About Françoise

Françoise van den Bosch graduated from the department of jewellery design at the Arnhem Academy of Art in 1969. The solid and well-ordered nature of her work drew immediate attention of curators, collectors and art galleries. Shortly after she graduated, her work was selected for the exhibition ‘Objects to Wear by five Dutch Jewellery Designers’, which first travelled around The Netherlands (beginning with the Van Abbemuseum) and then the USA between 1969 and 1973. Her work was shown alongside that of Emmy van Leersum, Gijs Bakker, Nicolaas van Beek and Bernhard Lamérus as an example of innovative jewellery design. At 24-years of age she was the youngest of the exhibiters.

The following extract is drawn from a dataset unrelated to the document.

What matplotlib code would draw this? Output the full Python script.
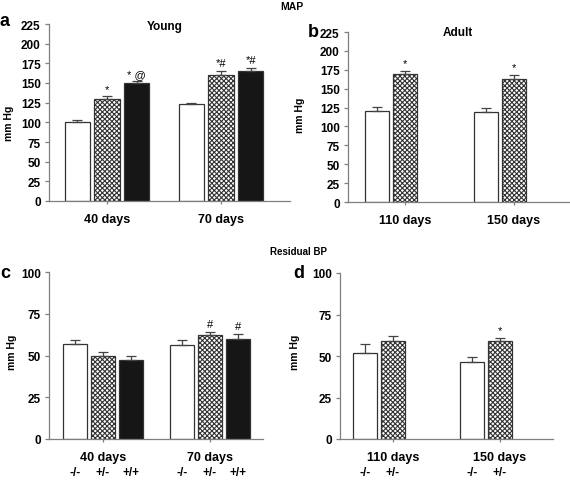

Françoise was among the first jewellery designers, also internationally speaking, to take the step to making autonomous objects. Many of these objects, like her jewellery designs, comprise of various components that can be slotted into each other. In her work the sculpural objects and the jewellery are in a constant interplay with each other.

Manner of working

Françoise van den Bosch worked directly with the material. The many small models and proofs, onto which she drew in felt-tip, show exactly how she worked. Numerous examples of these can be found in the collection of the Françoise van den Bosch Foundation. Research was essential to Françoise’s work. In an interview in the Amsterdam Parool newspaper of 13 May 1975, she explains: “I’ve always worked with metals. Metals are extremely hard, they challenge you. Metal reflects something, it is resilient, it also works against you and you can hurt yourself. I find it fascinating to explore all these characteristics”. And about her early period, after graduating from the Academy of Art, she says: “I cast off all those fixed associations and tried to discover new things. And not in the sense of: could that bracelet actually be worn”.


Along with Marion Herbst, Onno Boekhoudt, Karel Niehorster and Berend Peter, Françoise van den Bosch was one of the founding members in 1973 of the BOE group, the Union of Rebellious Silversmiths. BOE was against the then art acquisitions policy of the Dutch Government, from which only a limited number of jewellery designers benefited. The members were for more openness, more debate, more public information and improved exhibition and presentation opportunities. Their first and only exhibition “Revolt in Jewellery by Five Dutch Artists” was in April 1974 at the Electrum Gallery, London, at the invitation of crafts writer and curator Ralph Turner. The BOE group led in 1975 to the founding of VES, the Union of Silversmiths and Jewellery Designers, the first trade union for the profession.


In the collection of the Françoise van den Bosch Foundation are several early figurative objects by Françoise. While figurative art was not in keeping with the prevailing modernist art of the early seventies, for Françoise it was a way of giving concrete form to her ideas on life and on encapsulation and freedom. The circle, which she described as the ‘basic form of life’, was the starting point for these objects. They can be seen as personal expressions about her own growth and development. She did not enjoy showing these in public, but saved them for her own collection or gave them to her family. They give another impression of Françoise, as a young woman who struggled with her aristocratic background and her fear of being patronised because of her epilepsy. She had to fight for her independence and was also a passionate maker of things, who could become quite furious with herself if her work was not going right. Despite their figurative aspect, these private objects, with their alternating spherical and concave forms and handling of the material, still bear an affinity to her ‘official’ abstract work.

In July 1977 Françoise died unexpectedly aged thirty-three, at her house in Amsterdam. At the time she was preparing for a retrospective at the Van Reekummuseum, Apeldoorn. In 1978 and 1979 her show travelled to nine art galleries in the Netherlands, starting with the Stedelijk Museum, Amsterdam. The archive of Françoise van den Bosch is preserved at the RKD (Netherlands Institute for Art History) in The Hague.